Finding a job in Arizona was hard for Desire and his older children.  Life in America was very different and when there is no work and no friends around it can be sad.  Desire and his family tried hard to keep up with their friends from the Gihembe refugee camp.  Some of their neighbor friends also got a chance to come to America.  They entered into the US in Memphis, TN and found jobs.  Desire and his family chose to move from Arizona to Memphis, TN to be near their long time neighbor friends from the Gihembe refugee camp and to take a job that was offered to him.  The move was hard.  Refugee benefits seem to decrease if a refugee family moves from one state to another.  He did not realize there would be so many complications with a move.  The American paperwork process to move everything, find a place to live, get utilities, change state ID and health insurance has been extremely challenging.  Asha’s Refuge has worked hard to help.

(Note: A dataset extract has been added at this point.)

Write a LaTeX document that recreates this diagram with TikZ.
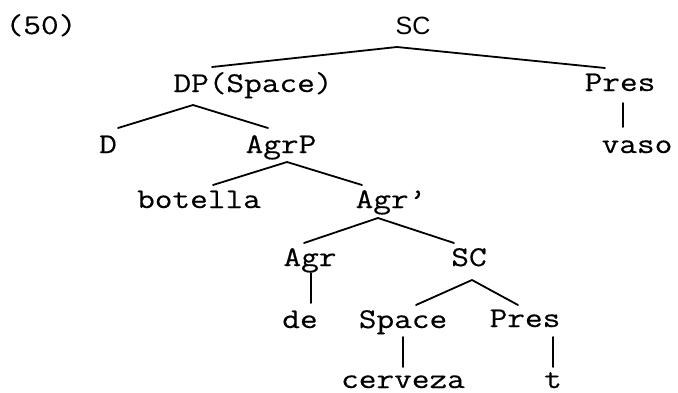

Desire remembers his days before having to run away to safety to a refugee camp.  He enjoyed working on a farm with cows.  He was responsible for taking care of the cows.  Sometimes he misses that but it was hard work.  When things got bad in the Congo, he had to flee for his life.  He was 20 years old and single with no children then.  Desire ran and ran from people trying to hurt him.  He hid often.  Desire doesn’t like to talk about it.  “It was bad, Jamie” he tells me.  “No good.  No good.”

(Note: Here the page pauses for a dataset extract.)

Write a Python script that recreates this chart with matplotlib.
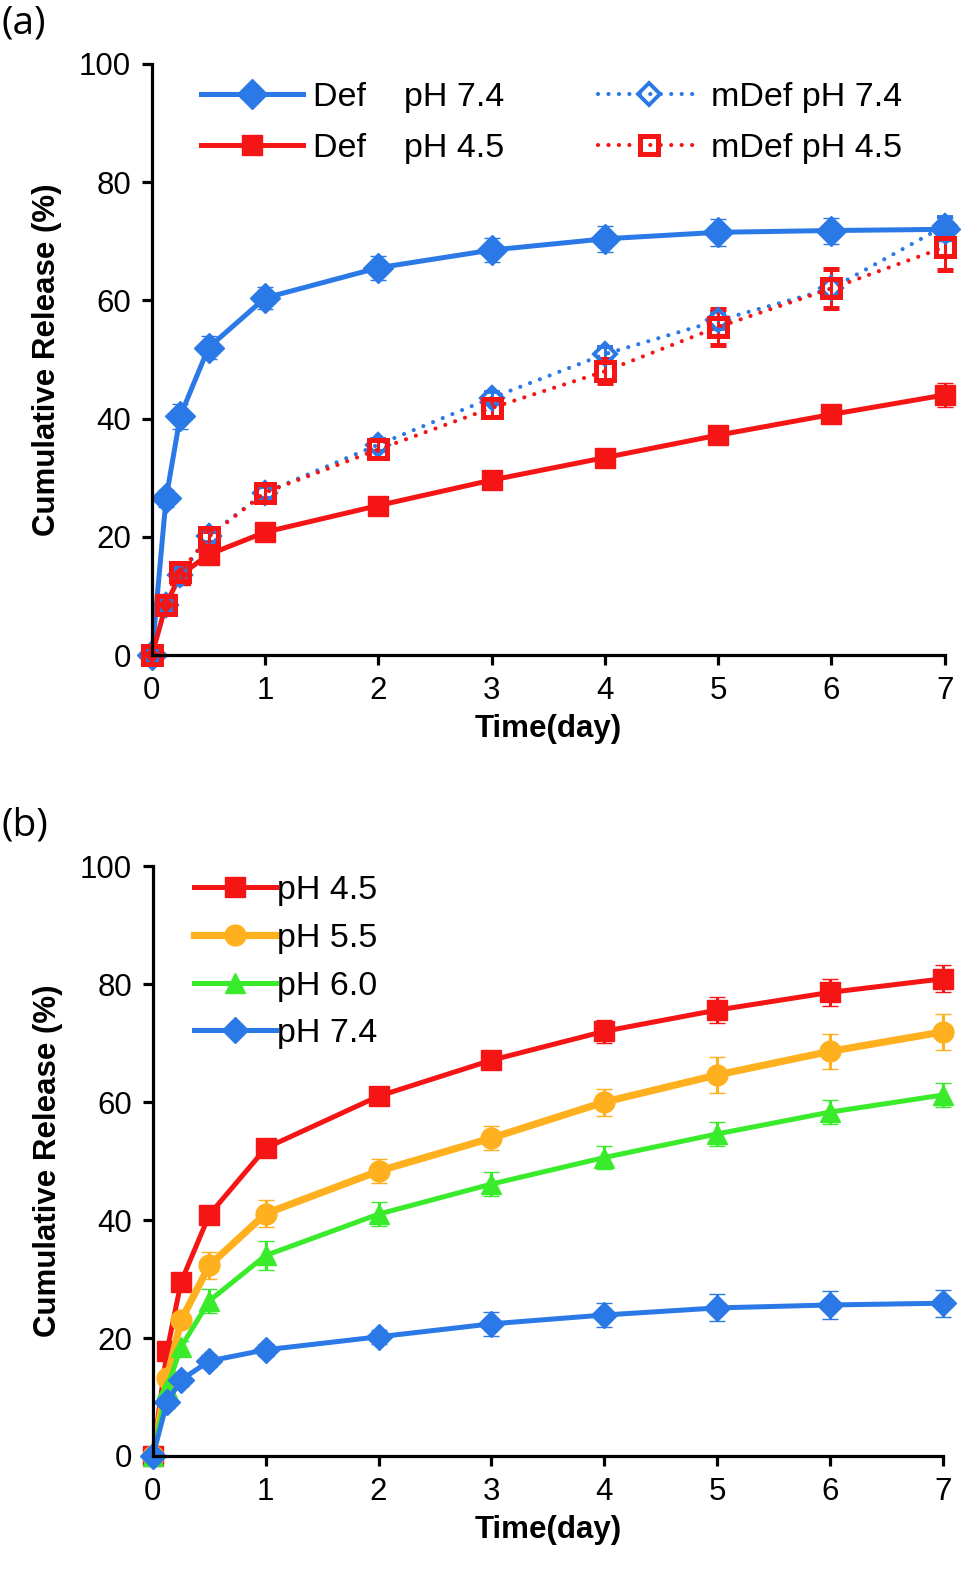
import numpy as np
import matplotlib
matplotlib.use('Agg')
import matplotlib.pyplot as plt

plt.rcParams['font.family'] = ['Liberation Sans', 'DejaVu Sans']

# time points (day)
t = [0, 0.125, 0.25, 0.5, 1, 2, 3, 4, 5, 6, 7]

# panel (a)
labels_a = ['Def    pH 7.4', 'Def    pH 4.5', 'mDef pH 7.4', 'mDef pH 4.5']
def74 = [0, 26.5, 40.4, 52, 60.4, 65.5, 68.5, 70.4, 71.5, 71.8, 72]
def74_err = [0.5, 1.5, 2.1, 2.0, 1.8, 2.0, 2.0, 2.2, 2.3, 2.2, 2.0]
def45 = [0, 8.6, 13.5, 17, 20.8, 25.3, 29.6, 33.4, 37.2, 40.7, 44]
def45_err = [0.5, 1.0, 1.0, 1.0, 1.0, 1.0, 1.0, 1.2, 1.5, 1.5, 2.0]
mdef74 = [0, 8.5, 13.5, 20.2, 27.5, 35.6, 43.5, 50.9, 56.6, 62, 72.6]
mdef74_err = [0.5, 1.0, 1.0, 1.0, 1.0, 1.0, 1.0, 1.2, 1.5, 1.5, 1.5]
mdef45 = [0, 8.5, 14, 20, 27.5, 34.8, 41.8, 48, 55.5, 62, 69]
mdef45_err = [0.5, 1.0, 1.0, 1.0, 1.2, 1.5, 1.5, 2.0, 3.0, 3.3, 3.8]

# panel (b)
labels_b = ['pH 4.5', 'pH 5.5', 'pH 6.0', 'pH 7.4']
ph45 = [0, 17.8, 29.5, 40.9, 52.2, 61, 67.1, 72, 75.6, 78.6, 80.9]
ph45_err = [0.5, 1.0, 1.0, 1.0, 1.0, 1.2, 1.5, 2.0, 2.2, 2.3, 2.3]
ph55 = [0, 13.2, 23, 32.3, 41.1, 48.3, 53.9, 60, 64.6, 68.6, 71.9]
ph55_err = [0.5, 1.0, 1.0, 2.3, 2.3, 2.0, 2.0, 2.3, 3.0, 3.0, 3.0]
ph60 = [0, 11.5, 18.5, 26.3, 34, 41, 46.1, 50.6, 54.6, 58.3, 61.2]
ph60_err = [0.5, 1.0, 1.0, 2.0, 2.5, 2.0, 2.0, 2.0, 2.0, 2.0, 2.0]
ph74 = [0, 9.1, 12.9, 16.1, 18, 20.2, 22.4, 23.9, 25.1, 25.6, 25.9]
ph74_err = [0.5, 1.0, 1.0, 1.0, 1.0, 1.2, 2.0, 2.0, 2.3, 2.3, 2.3]

blue = '#2B79E6'
red = '#F51515'
orange = '#FFB01E'
green = '#3AEB2C'

fig = plt.figure(figsize=[9.8, 15.94], dpi=100)
ax1 = fig.add_axes([0.155, 0.589, 0.809, 0.371])
ax2 = fig.add_axes([0.156, 0.0866, 0.806, 0.370])


def style_axes(ax):
    ax.set_xlim(0, 7)
    ax.set_ylim(0, 100)
    ax.set_xticks(range(8))
    ax.set_yticks(range(0, 101, 20))
    for s in ['top', 'right']:
        ax.spines[s].set_visible(False)
    for s in ['left', 'bottom']:
        ax.spines[s].set_linewidth(2.3)
    ax.tick_params(direction='out', length=7, width=2.3, labelsize=22.5, pad=8)
    ax.set_xlabel('Time(day)', fontsize=22.5, fontweight='bold', labelpad=6)
    ax.set_ylabel('Cumulative Release (%)', fontsize=22.5, fontweight='bold', labelpad=12)


def series(ax, y, err, color, marker, ms, lw=3.6, ls='-', mfc=None, mew=1.0):
    c = ax.errorbar(t, y, yerr=err, color=color, marker=marker, markersize=ms,
                    linewidth=lw, linestyle=ls, markerfacecolor=mfc if mfc else color,
                    markeredgecolor=color, markeredgewidth=mew, ecolor=color,
                    elinewidth=2.2, capsize=6, capthick=2.2, clip_on=False,
                    dash_capstyle='round')
    return c[0]


# (a)
la = []
la.append(series(ax1, def74, def74_err, blue, 'D', 15.5))
la.append(series(ax1, def45, def45_err, red, 's', 15))
la.append(series(ax1, mdef74, mdef74_err, blue, 'D', 11.5, lw=3.0,
                 ls=(0, (0.01, 2.5)), mfc='none', mew=2.8))
la.append(series(ax1, mdef45, mdef45_err, red, 's', 13, lw=3.0,
                 ls=(0, (0.01, 2.5)), mfc='none', mew=3.6))
style_axes(ax1)
ax1.legend(la, labels_a, ncol=2, loc='upper left',
           bbox_to_anchor=(0.03, 1.012), frameon=False, fontsize=24.5, handlelength=3.0,
           handletextpad=0.3, columnspacing=2.75, labelspacing=0.58, borderpad=0.25,
           numpoints=1)

# (b)
lb = []
lb.append(series(ax2, ph45, ph45_err, red, 's', 14))
lb.append(series(ax2, ph55, ph55_err, orange, 'o', 15, lw=5.2))
lb.append(series(ax2, ph60, ph60_err, green, '^', 15))
lb.append(series(ax2, ph74, ph74_err, blue, 'D', 13.5))
style_axes(ax2)
ax2.legend(lb, labels_b, loc='upper left', bbox_to_anchor=(0.022, 1.025),
           frameon=False, fontsize=24.5, handlelength=2.4, handletextpad=0.05,
           labelspacing=0.49, borderpad=0.2, numpoints=1)

fig.text(0.002, 0.985, '(a)', fontsize=28, family='Open Sans', va='center')
fig.text(0.002, 0.482, '(b)', fontsize=28, family='Open Sans', va='center')

fig.savefig('out.png', dpi=100)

Jone’s Orchard in Memphis and Millington hired some of our refugees to help pick strawberries for about a week.  It was a really fun temporary Desire Jobassignment that we will have again some time.  Desire worked very hard and enjoyed working on the strawberry patch.  He was always on time for his job and was a leader of the group picking with him.  It was good to see the smiles on his face as he worked with pride knowing he was helping the farmer and also his family.  Desire has recently gotten a more permanent job through Elite Staffing and McKesson.  They have been wonderful to him through the interview and application process. He will begin his new job tomorrow.  He is super excited.  He loves the idea of working in the warehouse.  He has been practicing his English so that he is ready for his job.  Desire smiles a lot now.  Please pray for him that he does well and understands everything he needs to do at work.  He would appreciate that.

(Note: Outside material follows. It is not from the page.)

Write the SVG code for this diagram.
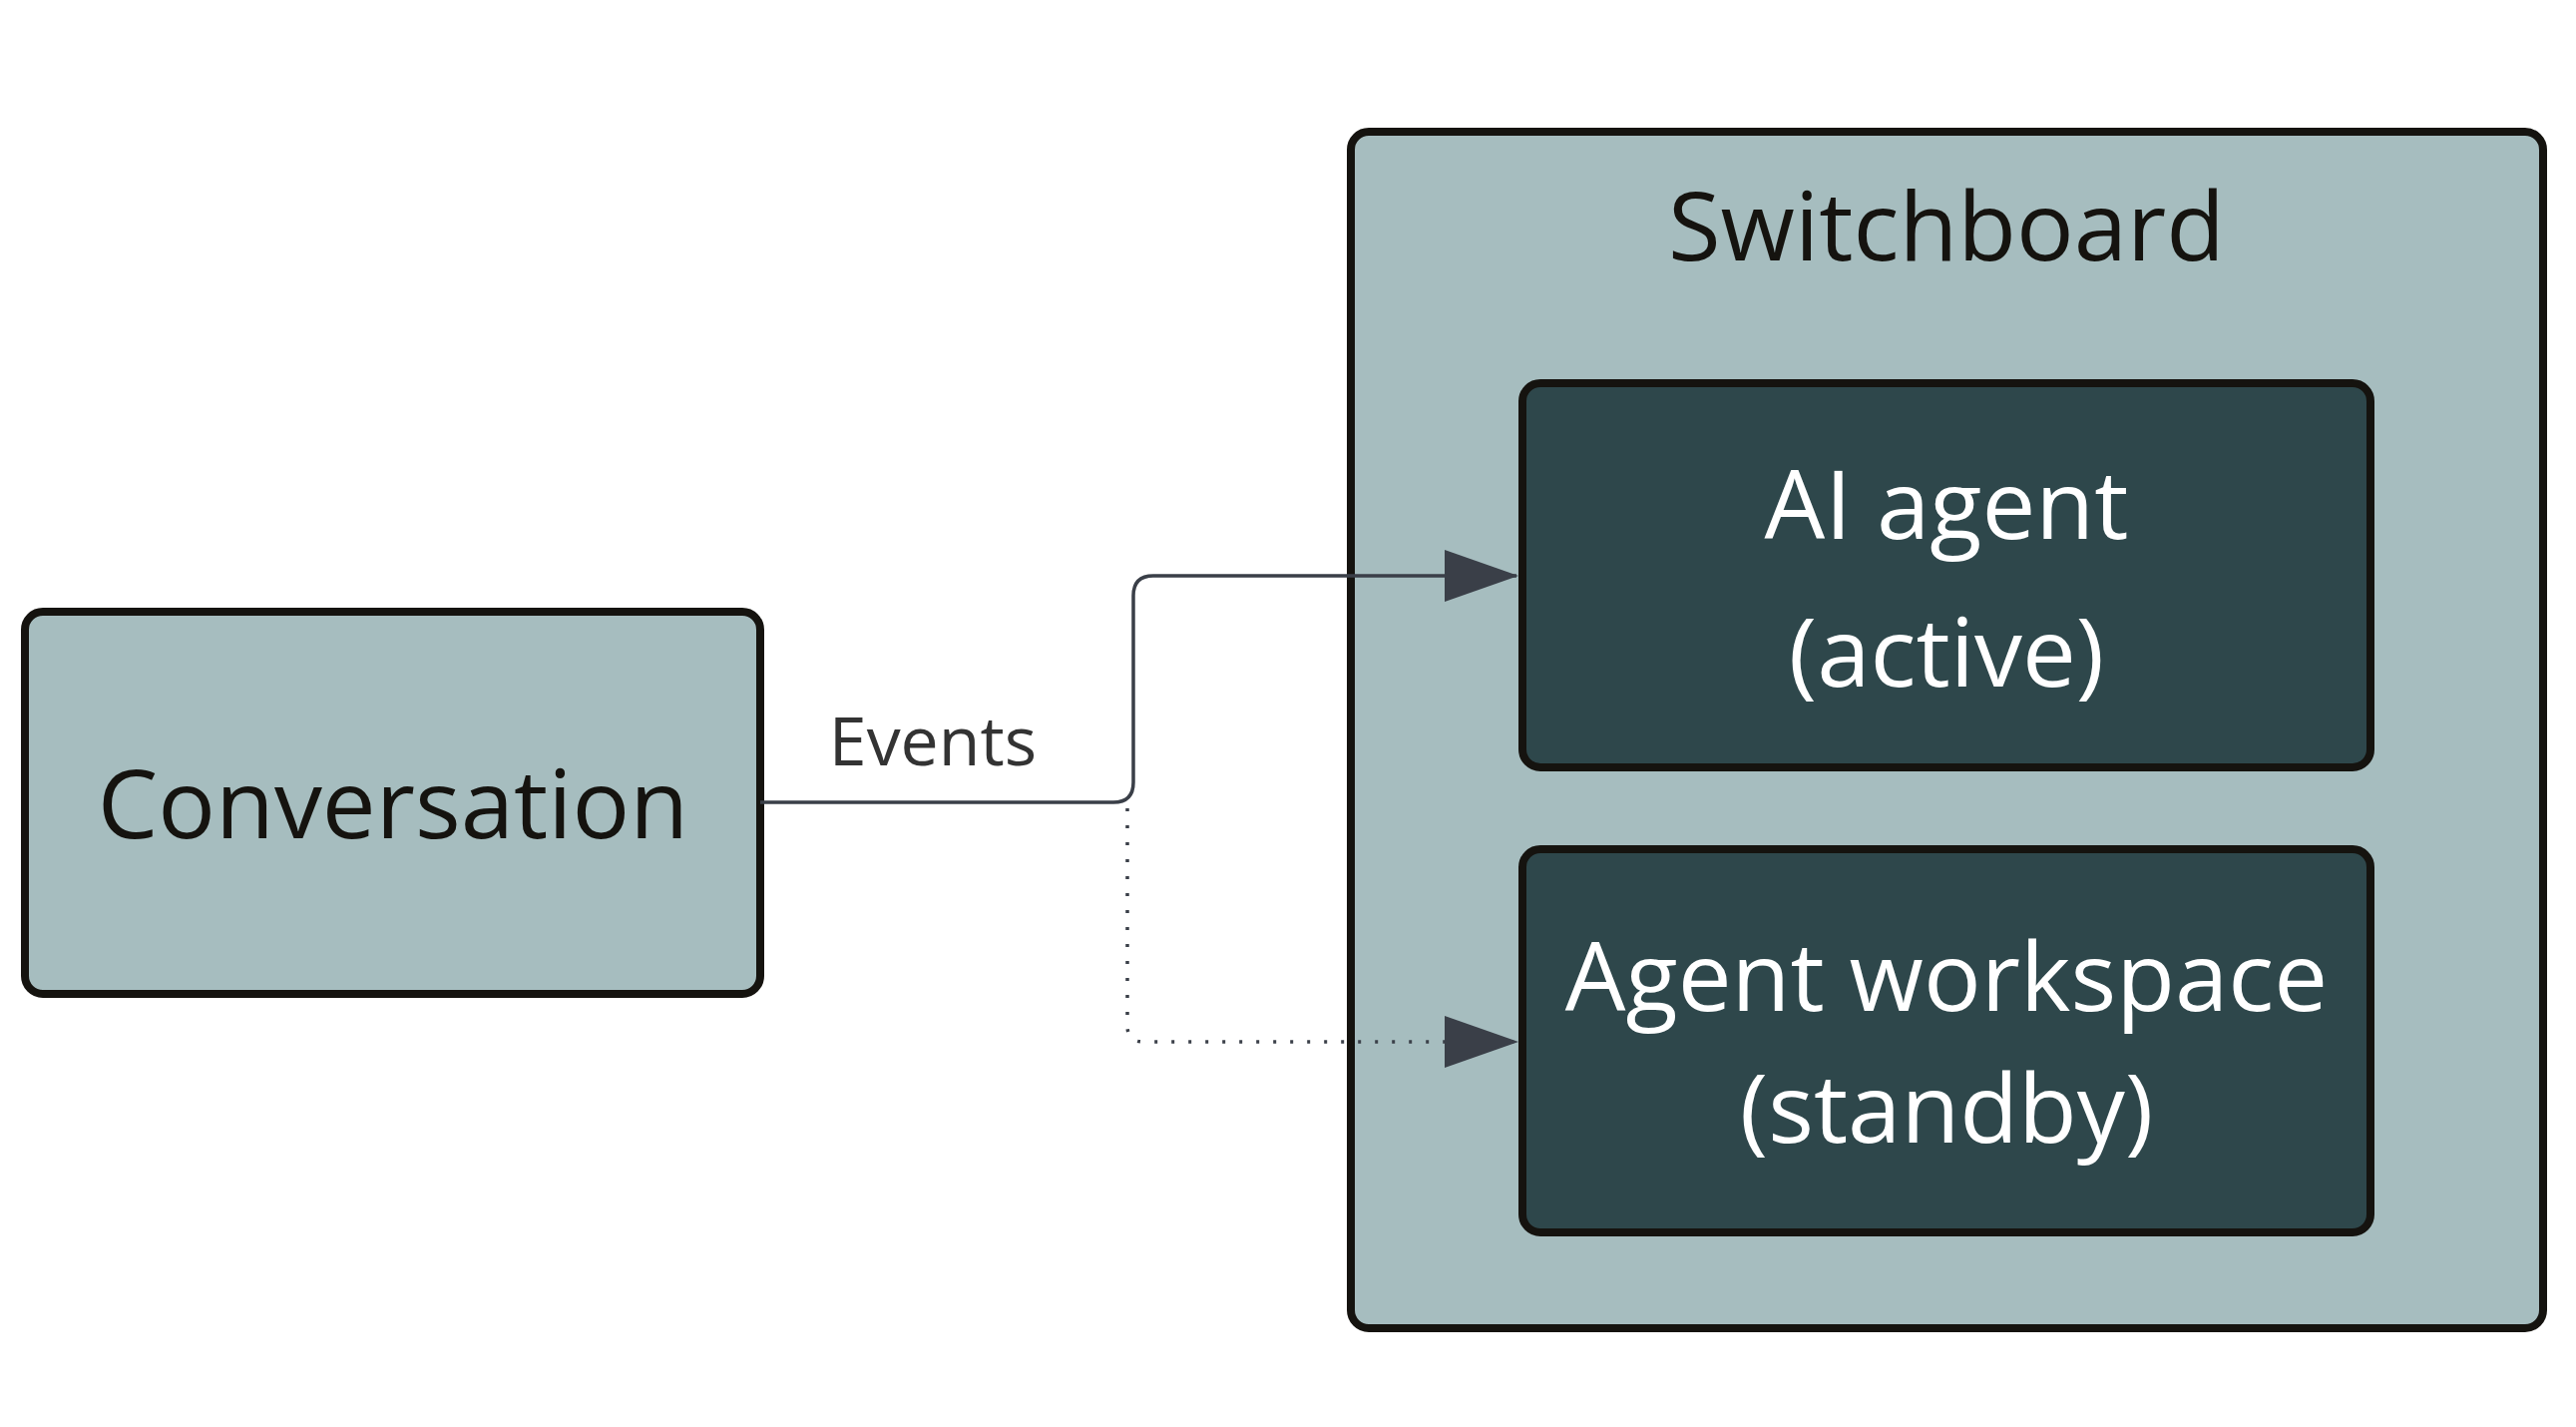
<svg xmlns="http://www.w3.org/2000/svg" width="2582" height="1430" viewBox="0 0 2582 1430">
<style>
.light{fill:#A6BDBF;stroke:#15130f;stroke-width:8}
.dark{fill:#2E474B;stroke:#15130f;stroke-width:8}
.t{font-family:"Open Sans","Liberation Sans",sans-serif;font-size:96px;text-anchor:middle}
.edge{fill:none;stroke:#3a3f48;stroke-width:3.5}
</style>
<defs>
<marker id="ah" markerWidth="74" markerHeight="52" refX="72" refY="26" markerUnits="userSpaceOnUse" orient="auto"><path d="M0,0 L74,26 L0,52 Z" fill="#3a3f48"/></marker>
</defs>
<rect width="2582" height="1430" fill="#fff"/>
<g id="switchboard"><rect class="light" x="1354" y="132" width="1195" height="1199" rx="18"/><text class="t" x="1951" y="261" fill="#15130f">Switchboard</text></g>
<g id="conversation"><rect class="light" x="25" y="613" width="737" height="383" rx="18"/><text class="t" x="394" y="840" fill="#15130f">Conversation</text></g>
<g id="ai-agent"><rect class="dark" x="1526" y="384" width="850" height="385" rx="18"/><text class="t" x="1951" y="540" fill="#fff">AI agent</text><text class="t" x="1951" y="688" fill="#fff">(active)</text></g>
<g id="agent-workspace"><rect class="dark" x="1526" y="851" width="850" height="384" rx="18"/><text class="t" x="1951" y="1013" fill="#fff">Agent workspace</text><text class="t" x="1951" y="1145" fill="#fff">(standby)</text></g>
<g id="connectors">
<path class="edge" d="M762,804 H1116 Q1136,804 1136,784 V597 Q1136,577 1156,577 H1520" marker-end="url(#ah)"/>
<path class="edge" d="M1130,810 V1028 Q1130,1044 1146,1044 H1520" stroke-dasharray="3,14" marker-end="url(#ah)"/>
<text x="935" y="767" font-family="'Open Sans','Liberation Sans',sans-serif" font-size="68" text-anchor="middle" fill="#333">Events</text>
</g>
</svg>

His older children are also working.  One of his sons, however, is only working part-time.  The staffing agency will meet him soon and see if we cannot also get him a job full time.  Desire’s wife is taking English classes and taking care of the house and children.  She cooks a lot and cleans a lot.  She helps the neighbors with their little children sometimes.  Desire’s high school girl thinks she is American already.  She plugs her earbuds in her ears often and listens to music and talks on the phone a lot.  The younger girls are doing well in school. Their English is the most fluent of anyone in the family probably.  They do not mind translating for the rest of their family as often as they need to.  The entire family tries to also spend time with a private Asha’s Refuge English tutor every Friday evening.  The family is working hard.  Asha’s Refuge is hopeful that the family will find some way of getting a second vehicle to help them with all their transportation issues.  It is good to see a family work together and work so hard to succeed.  We trust that they will all do very well and are happy they are in Memphis, TN.  Asha’s Refuge is working and praying about ways to help them pull their choir back together here in Memphis.  Several of the Gihembe refugees are making their way to Memphis.  This makes me happy for them.